Restoration of Garla Mare marshland will return an improved flooding regime to the area and retain a minimum permanent body of open water. The Natura 2000 site is an area of marsh covering about 700 hectares formed in a former side branch of the Danube River. Historically, it was modified for fish farming, including a fish breeding nursery and ponds. The natural marsh was isolated from the river and divided by dykes. Two fish ponds in the eastern part of the fish farm are now abandoned. The fish ponds were supplied with water from springs and water pumped from the Danube.

Work

The project will restore a more natural flow regime across the marsh. The flood storage capacity will be improved for a volume of water up to 5,197 million m3 and enlarging the capacity of a supply channel.
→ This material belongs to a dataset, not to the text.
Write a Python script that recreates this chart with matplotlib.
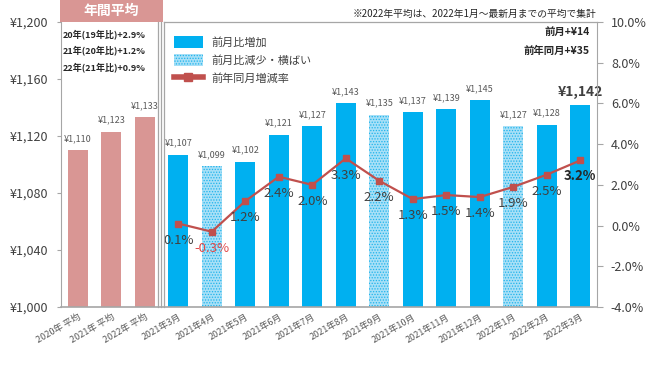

At a number of locations breaches in dykes will be opened and at certain points the dykes will be reinforced to protect the surrounding area against flood peaks.

More restoration projects

Until so far five restoration projects under the Living Danube Partnership have been completed. Besides Garla Mare, two more projects are expected to be completed in 2020 or in summer 2021: Vrata and the Lankoc floodplain forest. A final project focused on restoring a number of side-arms of the Drava River in Croatia will be completed by 2022.

Challenges

The Danube River Basin is Europe’s second largest river basin (after the Wolga, 3.530 km) and the most international river basin in the world. On its 2.800 km journey from the Black Forest to the Black Sea, the river passes through ten countries and drains all or part of 19 countries. While Danube countries have made strong commitments to conserving and restoring freshwater habitats and ecosystems, achieving this in practice has proven to be challenging, requiring overcoming technical challenges as well as painstaking alignment of local landowners and interests.

Results

To date the Partnership has undertaken wetland restoration in nine projects over nearly 6,000 hectares in six countries; including Austria, Bulgaria, Croatia, Hungary, Romania and Serbia. So far, measures funded by The Coca-Cola Foundation have increased water retention capacity by 8.5 million m3.